===== RECORDS SHOWN =====

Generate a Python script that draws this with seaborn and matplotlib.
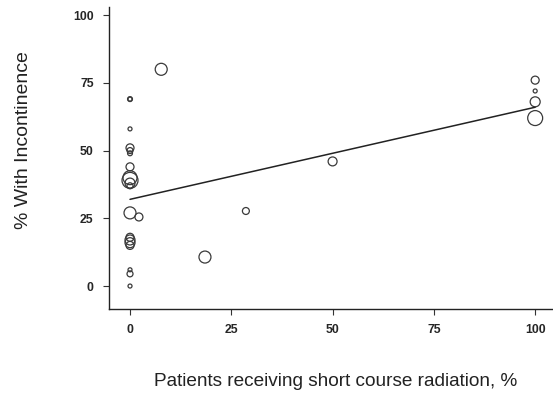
import matplotlib
matplotlib.use("Agg")
import matplotlib.pyplot as plt
import seaborn as sns
import pandas as pd
import numpy as np

# Data
short_course_pct = [0, 0, 0, 0, 0, 0, 0, 0, 0, 0, 0, 0, 0, 0, 0, 0, 0, 0, 0,
                    2.2, 7.7, 18.5, 28.6, 50, 100, 100, 100, 100]
incontinence_pct = [69, 69, 58, 51, 50, 49, 44, 40, 39, 38, 37, 27, 18, 17, 16, 15, 6, 4.5, 0,
                    25.5, 80, 10.7, 27.7, 46, 76, 72, 68, 62]
study_weight = [60, 40, 40, 160, 90, 60, 160, 490, 640, 250, 90, 360, 160, 250, 250, 160, 40, 90, 40,
                160, 360, 360, 120, 200, 160, 40, 250, 560]
fit_x = [0, 100]
fit_y = [32, 66]
x_ticks = [0, 25, 50, 75, 100]
y_ticks = [0, 25, 50, 75, 100]

df = pd.DataFrame({"x": short_course_pct, "y": incontinence_pct, "w": study_weight})
fit = pd.DataFrame({"x": fit_x, "y": fit_y})

sns.set_style("white")
plt.rcParams["font.family"] = ["Liberation Sans", "DejaVu Sans"]

fig = plt.figure(figsize=(5.53, 4.11), dpi=100)
ax = fig.add_axes([0.197, 0.248, 0.803, 0.735])

wmin, wmax = min(study_weight), max(study_weight)
sns.scatterplot(data=df, x="x", y="y", size="w", sizes=(wmin * 0.207, wmax * 0.207),
                size_norm=(wmin, wmax), legend=False, ax=ax,
                facecolor="none", edgecolor="#3a3a3a", linewidth=0.9)
sns.lineplot(data=fit, x="x", y="y", ax=ax, color="#222222", linewidth=1.1)

ax.set_xlim(-5.2, 104.4)
ax.set_ylim(-8.5, 103)
ax.set_xticks(x_ticks)
ax.set_yticks(y_ticks)
ax.set_xticklabels([str(t) for t in x_ticks], fontsize=8.8, fontweight="bold")
ax.set_yticklabels([str(t) for t in y_ticks], fontsize=8.8, fontweight="bold")
ax.tick_params(axis="both", direction="out", length=4, width=0.8, color="#333333",
               bottom=True, left=True)
ax.tick_params(axis="x", pad=7)
ax.tick_params(axis="y", pad=7)
for s in ["top", "right"]:
    ax.spines[s].set_visible(False)
for s in ["left", "bottom"]:
    ax.spines[s].set_color("#222222")
    ax.spines[s].set_linewidth(1.0)

ax.set_xlabel("Patients receiving short course radiation, %", fontsize=13.7, color="#222222")
ax.set_ylabel("% With Incontinence", fontsize=14, color="#222222")
ax.xaxis.set_label_coords(0.51, -0.212)
ax.yaxis.set_label_coords(-0.173, 0.56)

fig.savefig("out.png", dpi=100)
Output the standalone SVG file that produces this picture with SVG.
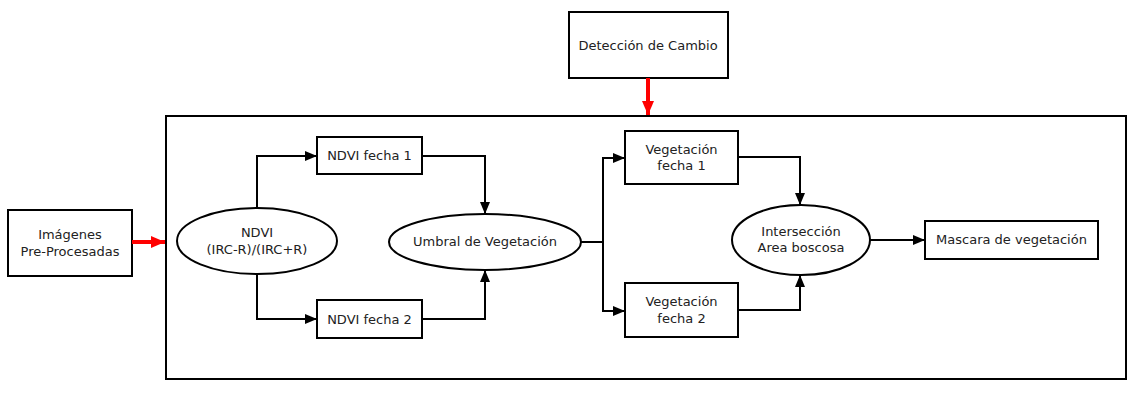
<svg xmlns="http://www.w3.org/2000/svg" width="1137" height="407" viewBox="0 0 1137 407">
<style>
.box{fill:#fff;stroke:#000;stroke-width:2}
.t{font-family:"DejaVu Sans",sans-serif;font-size:13px;fill:#222;text-anchor:middle}
.c{fill:none;stroke:#000;stroke-width:2}
.r{fill:none;stroke:#f00;stroke-width:4}
</style>
<defs>
<marker id="ah" markerWidth="12" markerHeight="10" refX="12" refY="5" orient="auto" markerUnits="userSpaceOnUse"><path d="M0,0 L12,5 L0,10 Z" fill="#000"/></marker>
<marker id="rh" markerWidth="14" markerHeight="12" refX="14" refY="6" orient="auto" markerUnits="userSpaceOnUse"><path d="M0,0 L14,6 L0,12 Z" fill="#f00"/></marker>
</defs>
<g id="container"><rect x="166" y="116" width="960" height="263" class="box" fill="none"/></g>
<g id="imagenes"><rect x="8" y="210" width="124" height="66" class="box"/><text class="t" x="70" y="239">Imágenes</text><text class="t" x="70" y="256">Pre-Procesadas</text></g>
<g id="deteccion"><rect x="569" y="12" width="159" height="66" class="box"/><text class="t" x="648" y="50">Detección de Cambio</text></g>
<g id="ndvi"><ellipse cx="257" cy="241" rx="80" ry="33" class="box"/><text class="t" x="257" y="237">NDVI</text><text class="t" x="257" y="254">(IRC-R)/(IRC+R)</text></g>
<g id="ndvi1"><rect x="317" y="137" width="105" height="37" class="box"/><text class="t" x="369.5" y="160">NDVI fecha 1</text></g>
<g id="ndvi2"><rect x="317" y="300" width="105" height="38" class="box"/><text class="t" x="369.5" y="324">NDVI fecha 2</text></g>
<g id="umbral"><ellipse cx="485" cy="242" rx="96" ry="28" class="box"/><text class="t" x="485" y="246">Umbral de Vegetación</text></g>
<g id="veg1"><rect x="625" y="131" width="113" height="53" class="box"/><text class="t" x="681.5" y="154">Vegetación</text><text class="t" x="681.5" y="170">fecha 1</text></g>
<g id="veg2"><rect x="625" y="283" width="113" height="54" class="box"/><text class="t" x="681.5" y="306">Vegetación</text><text class="t" x="681.5" y="323">fecha 2</text></g>
<g id="interseccion"><ellipse cx="801" cy="240" rx="69" ry="35" class="box"/><text class="t" x="801" y="236">Intersección</text><text class="t" x="801" y="252">Area boscosa</text></g>
<g id="mascara"><rect x="925" y="221" width="173" height="38" class="box"/><text class="t" x="1011.5" y="244">Mascara de vegetación</text></g>
<g id="connectors">
<path class="r" d="M132,242 H165" marker-end="url(#rh)"/>
<path class="r" d="M648,78 V115" marker-end="url(#rh)"/>
<path class="c" d="M257,208 V156 H317" marker-end="url(#ah)"/>
<path class="c" d="M257,274 V319 H317" marker-end="url(#ah)"/>
<path class="c" d="M422,156 H485 V214" marker-end="url(#ah)"/>
<path class="c" d="M422,319 H485 V270" marker-end="url(#ah)"/>
<path class="c" d="M581,242 H603 V158 H625" marker-end="url(#ah)"/>
<path class="c" d="M603,242 V311 H625" marker-end="url(#ah)"/>
<path class="c" d="M738,157 H800 V205" marker-end="url(#ah)"/>
<path class="c" d="M738,310 H800 V275" marker-end="url(#ah)"/>
<path class="c" d="M870,240 H925" marker-end="url(#ah)"/>
</g>
</svg>
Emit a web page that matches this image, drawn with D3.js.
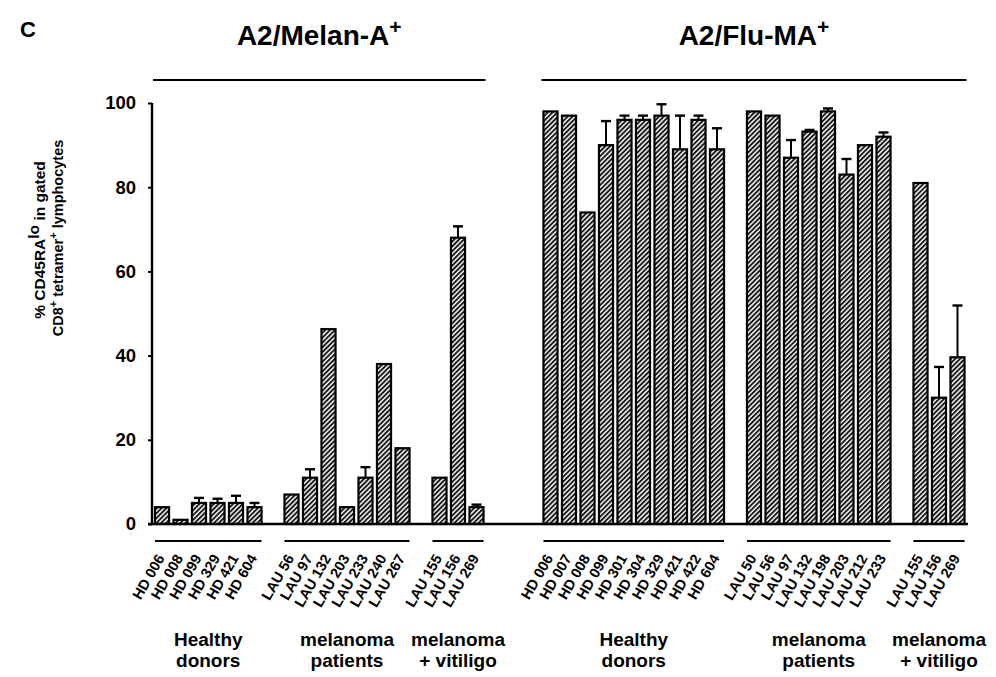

=====

- _REQUIREMENT_:
Copy out the entries verbatim and leave the images out.

- _RESULT BELOW_:
Generate a Python script that draws this with seaborn and matplotlib.
import matplotlib
matplotlib.use("Agg")
import matplotlib.pyplot as plt
import seaborn as sns
import pandas as pd
import numpy as np

# Data
short_course_pct = [0, 0, 0, 0, 0, 0, 0, 0, 0, 0, 0, 0, 0, 0, 0, 0, 0, 0, 0,
                    2.2, 7.7, 18.5, 28.6, 50, 100, 100, 100, 100]
incontinence_pct = [69, 69, 58, 51, 50, 49, 44, 40, 39, 38, 37, 27, 18, 17, 16, 15, 6, 4.5, 0,
                    25.5, 80, 10.7, 27.7, 46, 76, 72, 68, 62]
study_weight = [60, 40, 40, 160, 90, 60, 160, 490, 640, 250, 90, 360, 160, 250, 250, 160, 40, 90, 40,
                160, 360, 360, 120, 200, 160, 40, 250, 560]
fit_x = [0, 100]
fit_y = [32, 66]
x_ticks = [0, 25, 50, 75, 100]
y_ticks = [0, 25, 50, 75, 100]

df = pd.DataFrame({"x": short_course_pct, "y": incontinence_pct, "w": study_weight})
fit = pd.DataFrame({"x": fit_x, "y": fit_y})

sns.set_style("white")
plt.rcParams["font.family"] = ["Liberation Sans", "DejaVu Sans"]

fig = plt.figure(figsize=(5.53, 4.11), dpi=100)
ax = fig.add_axes([0.197, 0.248, 0.803, 0.735])

wmin, wmax = min(study_weight), max(study_weight)
sns.scatterplot(data=df, x="x", y="y", size="w", sizes=(wmin * 0.207, wmax * 0.207),
                size_norm=(wmin, wmax), legend=False, ax=ax,
                facecolor="none", edgecolor="#3a3a3a", linewidth=0.9)
sns.lineplot(data=fit, x="x", y="y", ax=ax, color="#222222", linewidth=1.1)

ax.set_xlim(-5.2, 104.4)
ax.set_ylim(-8.5, 103)
ax.set_xticks(x_ticks)
ax.set_yticks(y_ticks)
ax.set_xticklabels([str(t) for t in x_ticks], fontsize=8.8, fontweight="bold")
ax.set_yticklabels([str(t) for t in y_ticks], fontsize=8.8, fontweight="bold")
ax.tick_params(axis="both", direction="out", length=4, width=0.8, color="#333333",
               bottom=True, left=True)
ax.tick_params(axis="x", pad=7)
ax.tick_params(axis="y", pad=7)
for s in ["top", "right"]:
    ax.spines[s].set_visible(False)
for s in ["left", "bottom"]:
    ax.spines[s].set_color("#222222")
    ax.spines[s].set_linewidth(1.0)

ax.set_xlabel("Patients receiving short course radiation, %", fontsize=13.7, color="#222222")
ax.set_ylabel("% With Incontinence", fontsize=14, color="#222222")
ax.xaxis.set_label_coords(0.51, -0.212)
ax.yaxis.set_label_coords(-0.173, 0.56)

fig.savefig("out.png", dpi=100)
Output the standalone SVG file that produces this picture with SVG.
<svg xmlns="http://www.w3.org/2000/svg" width="1137" height="407" viewBox="0 0 1137 407">
<style>
.box{fill:#fff;stroke:#000;stroke-width:2}
.t{font-family:"DejaVu Sans",sans-serif;font-size:13px;fill:#222;text-anchor:middle}
.c{fill:none;stroke:#000;stroke-width:2}
.r{fill:none;stroke:#f00;stroke-width:4}
</style>
<defs>
<marker id="ah" markerWidth="12" markerHeight="10" refX="12" refY="5" orient="auto" markerUnits="userSpaceOnUse"><path d="M0,0 L12,5 L0,10 Z" fill="#000"/></marker>
<marker id="rh" markerWidth="14" markerHeight="12" refX="14" refY="6" orient="auto" markerUnits="userSpaceOnUse"><path d="M0,0 L14,6 L0,12 Z" fill="#f00"/></marker>
</defs>
<g id="container"><rect x="166" y="116" width="960" height="263" class="box" fill="none"/></g>
<g id="imagenes"><rect x="8" y="210" width="124" height="66" class="box"/><text class="t" x="70" y="239">Imágenes</text><text class="t" x="70" y="256">Pre-Procesadas</text></g>
<g id="deteccion"><rect x="569" y="12" width="159" height="66" class="box"/><text class="t" x="648" y="50">Detección de Cambio</text></g>
<g id="ndvi"><ellipse cx="257" cy="241" rx="80" ry="33" class="box"/><text class="t" x="257" y="237">NDVI</text><text class="t" x="257" y="254">(IRC-R)/(IRC+R)</text></g>
<g id="ndvi1"><rect x="317" y="137" width="105" height="37" class="box"/><text class="t" x="369.5" y="160">NDVI fecha 1</text></g>
<g id="ndvi2"><rect x="317" y="300" width="105" height="38" class="box"/><text class="t" x="369.5" y="324">NDVI fecha 2</text></g>
<g id="umbral"><ellipse cx="485" cy="242" rx="96" ry="28" class="box"/><text class="t" x="485" y="246">Umbral de Vegetación</text></g>
<g id="veg1"><rect x="625" y="131" width="113" height="53" class="box"/><text class="t" x="681.5" y="154">Vegetación</text><text class="t" x="681.5" y="170">fecha 1</text></g>
<g id="veg2"><rect x="625" y="283" width="113" height="54" class="box"/><text class="t" x="681.5" y="306">Vegetación</text><text class="t" x="681.5" y="323">fecha 2</text></g>
<g id="interseccion"><ellipse cx="801" cy="240" rx="69" ry="35" class="box"/><text class="t" x="801" y="236">Intersección</text><text class="t" x="801" y="252">Area boscosa</text></g>
<g id="mascara"><rect x="925" y="221" width="173" height="38" class="box"/><text class="t" x="1011.5" y="244">Mascara de vegetación</text></g>
<g id="connectors">
<path class="r" d="M132,242 H165" marker-end="url(#rh)"/>
<path class="r" d="M648,78 V115" marker-end="url(#rh)"/>
<path class="c" d="M257,208 V156 H317" marker-end="url(#ah)"/>
<path class="c" d="M257,274 V319 H317" marker-end="url(#ah)"/>
<path class="c" d="M422,156 H485 V214" marker-end="url(#ah)"/>
<path class="c" d="M422,319 H485 V270" marker-end="url(#ah)"/>
<path class="c" d="M581,242 H603 V158 H625" marker-end="url(#ah)"/>
<path class="c" d="M603,242 V311 H625" marker-end="url(#ah)"/>
<path class="c" d="M738,157 H800 V205" marker-end="url(#ah)"/>
<path class="c" d="M738,310 H800 V275" marker-end="url(#ah)"/>
<path class="c" d="M870,240 H925" marker-end="url(#ah)"/>
</g>
</svg>
Emit a web page that matches this image, drawn with D3.js.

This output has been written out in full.